山田杏奈の“成長”が圧倒的な魅力に 『リラの花咲くけものみち』が描いた命のバトンタッチ

『リラの花咲くけものみち』が描いた命の連鎖

 春、夏、秋、冬ときて、そしてまた、春がくる。『リラの花咲くけものみち』(NHK総合)は、春から始まった。北農大学獣医学群入学のため、「リラの花」が咲き誇る前の「けものみち」を祖母・チドリ(風吹ジュン)と歩いていた主人公・岸本聡里(山田杏奈)は、全3話という連続ドラマとしては限られた時間の中で、目を見張るほどの成長を遂げていった。

 第1話で夏菜(石橋静河)がチドリに「動物が大好きなら人も大好きってことですし。人も動物ですよね」と言う場面があるが、まさに本作は、動物や樹木、草花、人間の営みを通して、生と死の循環、聡里が言うところの「命のバトンタッチ」を同列に、並行して描くことで、大地をしっかりと踏みしめ、その土地に根付いて生きていくと決める少女の成長を見事な筆致で描いた。

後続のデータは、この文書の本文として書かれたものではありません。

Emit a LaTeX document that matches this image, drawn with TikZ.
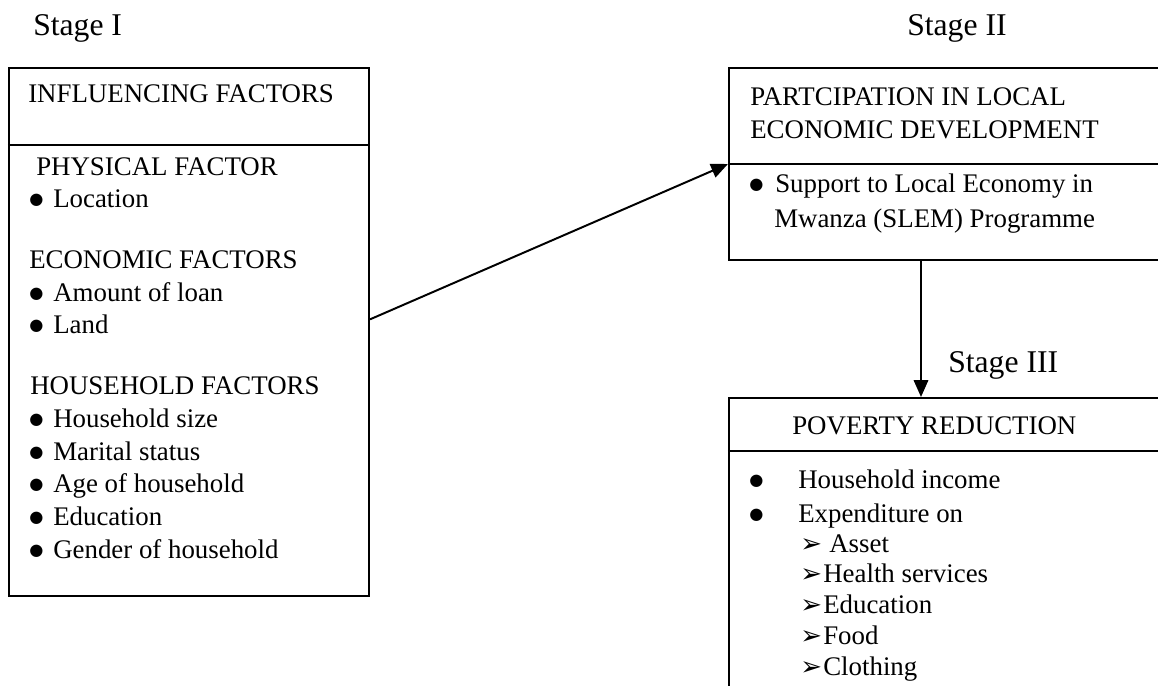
\documentclass[tikz,border=0pt]{standalone}
\usepackage{fontspec}
\setmainfont{Liberation Serif}
\newfontfamily\dingfont{DejaVu Sans}
\usetikzlibrary{arrows.meta}

\newcommand{\bul}{\raisebox{1.5pt}{\dingfont\fontsize{11.5}{11.5}\selectfont ●}}
\newcommand{\tip}{{\dingfont\fontsize{18.5}{18.5}\selectfont ➢}}

\tikzset{
    frame/.style={rectangle,draw,line width=1.4pt},
    txt/.style={anchor=base west,inner sep=0pt,font=\fontsize{19.1}{23}\selectfont},
    stagetxt/.style={anchor=base west,inner sep=0pt,font=\fontsize{22.5}{27}\selectfont},
    link/.style={line width=1.4pt,-{Triangle[length=0.42cm,width=0.36cm]}}
}

\begin{document}
\begin{tikzpicture}[x=0.025cm,y=-0.025cm]
    \useasboundingbox (0,0) rectangle (1158,685);
    \clip (0,0) rectangle (1158,685);
    % the three stage boxes
    \node at (189,332) [frame,minimum width=9cm,minimum height=13.2cm] (factors) {};
    \node at (964.5,164) [frame,minimum width=11.775cm,minimum height=4.8cm] (part) {};
    \node at (964.5,559) [frame,minimum width=11.775cm,minimum height=8.05cm] (poverty) {};
    % header lines
    \draw[line width=1.4pt] (factors.west|-0,145) -- (factors.east|-0,145);
    \coordinate (partsplit) at (part.west|-0,164);
    \draw[line width=1.4pt] (partsplit) -- (part.east|-0,164);
    \draw[line width=1.4pt] (poverty.west|-0,451) -- (poverty.east|-0,451);

    \node[stagetxt] (stage1) at (33,35) {Stage I};
    \node[stagetxt] (stage2) at (907,35) {Stage II};
    \node[stagetxt] (stage3) at (948,372) {Stage III};

    % stage I
    \node[txt] (infl) at (28,102) {INFLUENCING FACTORS};
    \node[txt] (phys) at (36,175) {PHYSICAL FACTOR};
    \node[txt] (econ) at (29,268) {ECONOMIC FACTORS};
    \node[txt] (house) at (30,394) {HOUSEHOLD FACTORS};
    \foreach \y/\A [count=\i] in {207/Location,301/Amount of loan,333/Land,
            427/Household size,460/Marital status,492/Age of household,
            525/Education,558/Gender of household} {
        \node[txt] (fitem\i) at (29,\y) {\makebox[0.6cm][l]{\bul}\A};
    }

    % stage II
    \node[txt] (partA) at (750,105) {PARTCIPATION IN LOCAL};
    \node[txt] (partB) at (750,138) {ECONOMIC DEVELOPMENT};
    \node[txt] (slemA) at (749,192) {\makebox[0.65cm][l]{\bul}Support to Local Economy in};
    \node[txt] (slemB) at (774,227) {Mwanza (SLEM) Programme};

    % stage III
    \node[txt] (pov) at (792,434) {POVERTY REDUCTION};
    \foreach \y/\A [count=\i] in {488/Household income,522/Expenditure on} {
        \node[txt] (pitem\i) at (749,\y) {\makebox[1.225cm][l]{\bul}\A};
    }
    \foreach \y/\w/\A [count=\i] in {552/0.725cm/Asset,582/0.575cm/Health services,
            613/0.575cm/Education,644/0.575cm/Food,675/0.575cm/Clothing} {
        \node[txt] (spend\i) at (800,\y) {\makebox[\w][l]{\tip}\A};
    }

    % arrows between stages
    \draw[link] (factors.4.8) -- (partsplit);
    \coordinate (drop) at (921,0);
    \draw[link] (part.south-|drop) -- (poverty.north-|drop);
\end{tikzpicture}
\end{document}
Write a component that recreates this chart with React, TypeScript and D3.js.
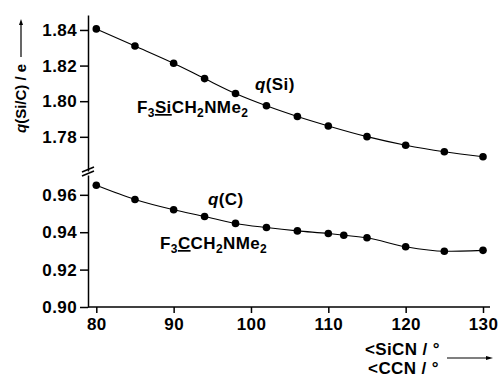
import React, { useEffect, useRef } from 'react';
import * as d3 from 'd3';

// angle (deg) and charges
const siAngles = [80, 85, 90, 94, 98, 102, 106, 110, 115, 120, 125, 130];
const siCharges = [1.8406, 1.8310, 1.8213, 1.8127, 1.8043, 1.7974, 1.7914, 1.7861, 1.7801, 1.7753, 1.7716, 1.7688];
const cAngles = [80, 85, 90, 94, 98, 102, 106, 110, 112, 115, 120, 125, 130];
const cCharges = [0.9651, 0.9575, 0.9520, 0.9484, 0.9447, 0.9425, 0.9407, 0.9393, 0.9384, 0.9370, 0.9322, 0.9298, 0.9303];
const xTicks = [80, 90, 100, 110, 120, 130];
const topTicks = [1.78, 1.80, 1.82, 1.84];
const bottomTicks = [0.90, 0.92, 0.94, 0.96];

const FONT = '"Liberation Sans", Arial, sans-serif';

export default function App() {
  const svgRef = useRef<SVGSVGElement>(null);

  useEffect(() => {
    if (!svgRef.current) return;
    const svg = d3.select(svgRef.current);
    svg.selectAll('*').remove();

    const x = d3.scaleLinear().domain([80, 130]).range([96.3, 483]);
    const yTop = d3.scaleLinear().domain([1.7608, 1.8484]).range([171, 15]);
    const yBot = d3.scaleLinear().domain([0.90, 0.9706]).range([307, 175]);
    const axisX = 88;

    const g = svg.append('g')
      .attr('font-family', FONT)
      .attr('font-weight', 'bold')
      .attr('font-size', 17)
      .attr('letter-spacing', 0.4);

    const styleText = (sel: any) =>
      sel.attr('font-family', FONT).attr('font-weight', 'bold').attr('font-size', 17).attr('fill', '#000');

    // y axes (split)
    const drawY = (scale: d3.ScaleLinear<number, number>, ticks: number[]) => {
      const ax = g.append('g')
        .attr('transform', `translate(${axisX},0)`)
        .call(d3.axisLeft(scale).tickValues(ticks).tickFormat(d3.format('.2f')).tickSize(8).tickSizeOuter(0).tickPadding(3));
      ax.select('.domain').attr('stroke', '#000').attr('stroke-width', 1.5);
      ax.selectAll('.tick line').attr('stroke', '#000').attr('stroke-width', 1.5);
      styleText(ax.selectAll('.tick text'));
    };
    drawY(yTop, topTicks);
    drawY(yBot, bottomTicks);

    // axis break marks
    [0, 4].forEach(off => {
      g.append('line')
        .attr('x1', axisX - 6).attr('y1', 176 - off)
        .attr('x2', axisX + 6).attr('y2', 171 - off)
        .attr('stroke', '#000').attr('stroke-width', 1.5);
    });

    // x axis
    const xa = g.append('g')
      .attr('transform', `translate(0,${yBot(0.90)})`)
      .call(d3.axisBottom(x).tickValues(xTicks).tickSize(6).tickSizeOuter(0).tickPadding(5));
    xa.select('.domain').attr('d', `M${axisX},0H490`).attr('stroke', '#000').attr('stroke-width', 1.5);
    xa.selectAll('.tick line').attr('stroke', '#000').attr('stroke-width', 1.5);
    styleText(xa.selectAll('.tick text'));

    // curves and points
    const drawSeries = (xs: number[], ys: number[], scale: d3.ScaleLinear<number, number>) => {
      const pts = xs.map((v, i) => [v, ys[i]] as [number, number]);
      const line = d3.line<[number, number]>()
        .x(d => x(d[0]))
        .y(d => scale(d[1]))
        .curve(d3.curveMonotoneX);
      g.append('path').attr('d', line(pts)).attr('fill', 'none').attr('stroke', '#000').attr('stroke-width', 1.1);
      g.selectAll(null).data(pts).enter().append('circle')
        .attr('cx', d => x(d[0])).attr('cy', d => scale(d[1])).attr('r', 3.8).attr('fill', '#000');
    };
    drawSeries(siAngles, siCharges, yTop);
    drawSeries(cAngles, cCharges, yBot);

    // series labels
    const qLabel = (px: number, py: number, el: string) => {
      const t = g.append('text').attr('x', px).attr('y', py);
      t.append('tspan').attr('font-style', 'italic').text('q');
      t.append('tspan').text(`(${el})`);
    };
    qLabel(255, 90, 'Si');
    qLabel(208, 205, 'C');

    const formula = (px: number, py: number, center: string) => {
      const t = g.append('text').attr('x', px).attr('y', py);
      t.append('tspan').text('F');
      t.append('tspan').attr('font-size', 12).attr('dy', 4).text('3');
      t.append('tspan').attr('dy', -4).attr('text-decoration', 'underline').text(center);
      t.append('tspan').text('CH');
      t.append('tspan').attr('font-size', 12).attr('dy', 4).text('2');
      t.append('tspan').attr('dy', -4).text('NMe');
      t.append('tspan').attr('font-size', 12).attr('dy', 4).text('2');
    };
    formula(137, 113, 'Si');
    formula(160, 249, 'C');

    // y title with arrow
    const yt = g.append('text')
      .attr('transform', 'translate(26,133) rotate(-90)')
      .attr('font-size', 15)
      .attr('letter-spacing', 0);
    yt.append('tspan').attr('font-style', 'italic').text('q');
    yt.append('tspan').text('(Si/C) / e');
    g.append('line').attr('x1', 21).attr('x2', 21).attr('y1', 57).attr('y2', 22)
      .attr('stroke', '#000').attr('stroke-width', 1.2);
    g.append('path').attr('d', 'M21,19L19,25L23,25Z').attr('fill', '#000');

    // x title with arrow
    g.append('text').attr('x', 440).attr('y', 355).attr('text-anchor', 'end').text('<SiCN / °');
    g.append('text').attr('x', 439).attr('y', 374).attr('text-anchor', 'end').text('<CCN / °');
    g.append('line').attr('x1', 447).attr('x2', 488).attr('y1', 358).attr('y2', 358)
      .attr('stroke', '#000').attr('stroke-width', 1.2);
    g.append('path').attr('d', 'M493,358L486,356L486,360Z').attr('fill', '#000');
  }, []);

  return (
    <svg ref={svgRef} width={500} height={377}
      style={{ position: 'absolute', left: 0, top: 0, background: '#fff' }} />
  );
}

 土曜ドラマ『リラの花咲くけものみち』は、第45回吉川英治文学新人賞を受賞した藤岡陽子の同名小説(光文社)を原作に、朝ドラ『スカーレット』(NHK総合)、『#リモラブ 普通の恋は邪道』(日本テレビ系)、『満天のゴール』(NHK総合/藤岡陽子原作)の水橋文美江が脚本を手掛けた連続ドラマだ。北海道の広大な大地の中で獣医師を目指す学生たちの葛藤やバックグラウンドをつぶさに描いた原作小説は、彼ら彼女たちが向き合わなければならない動物たちのシビアな現実を圧巻のリアリティで書き記した作品でもある。さらには、一時は学校に行けず引きこもり生活を送っていた聡里が、祖母・チドリの助けを借りて、過酷な家庭環境から逃れ大学生活を送り、祖母の死を経て、大動物専門の獣医師となり、愛する人・残雪とともに生きていく決意を固めるまでの人生が濃密に描かれている。それをいかに「全3話」にまとめたのか。

 各章が北海道の大地を彩る美しい花々の名前に因んでいる原作小説の魅力を、そのまま北海道の広大な草原の景色という実際の映像として見せるのはまさにドラマにしかできない手法だろう。また、人間たちが織りなすドラマの間に挟み込まれるかわいらしいキツネやウサギ、鳥たちの光景は、それだけで目を奪われるし、何よりそれらが示す生命力そのものが本作の主軸となっている。

 そんな生命力溢れる大地の中で、犬の救助のため白いワンピースを汚すことも厭わず走り、「傍からはそんなふうには見えないでしょうが、心の中ではうわーとかうひょーとかヤバーッとか、いろんな感情が叫びまくってます」という、チドリに宛てたメッセージの形式をとったモノローグを背景に、まだ感情を表にうまく出し切れない聡里の、動物を前にした抑えきれない興奮を描きとった本作。それは、北海道の雪景色が見事に映える、山田杏奈が演じる少女の魅力でもあった。

 そしてあっという間に少女は大人になる。祖母・チドリの死、父・孝之(竹財輝之助)との決別。さらに、かつてのトラウマでもあった子馬・子牛の出産と、過去の自分と重ね合わせずにはいられない農場の娘・七海(大石愛陽)との対峙と、畳みかけるように描き出される、彼女が前に進むための通過儀礼の数々。たとえチドリという「メッセージの送り主」を失ったとしても、残雪(萩原利久)や綾華(當真あみ)ら仲間を得た彼女は、自らの感情を自在に示すことができるため、もうモノローグを必要としない。また、ドラマオリジナルの展開であるチドリの死後に見つかったオムレツのレシピのメモを聡里が読み上げて涙するエピソードは、そのオムレツが今は亡き母・有紀子(安藤聖)と祖母・チドリの命と思いを繋ぎ、これから生きていく彼女を生かす養分になってそこに存在し続けることを告げていた。それはまさに彼女がこれから「見届けたい」と思う「命のバトンタッチ」そのものだ。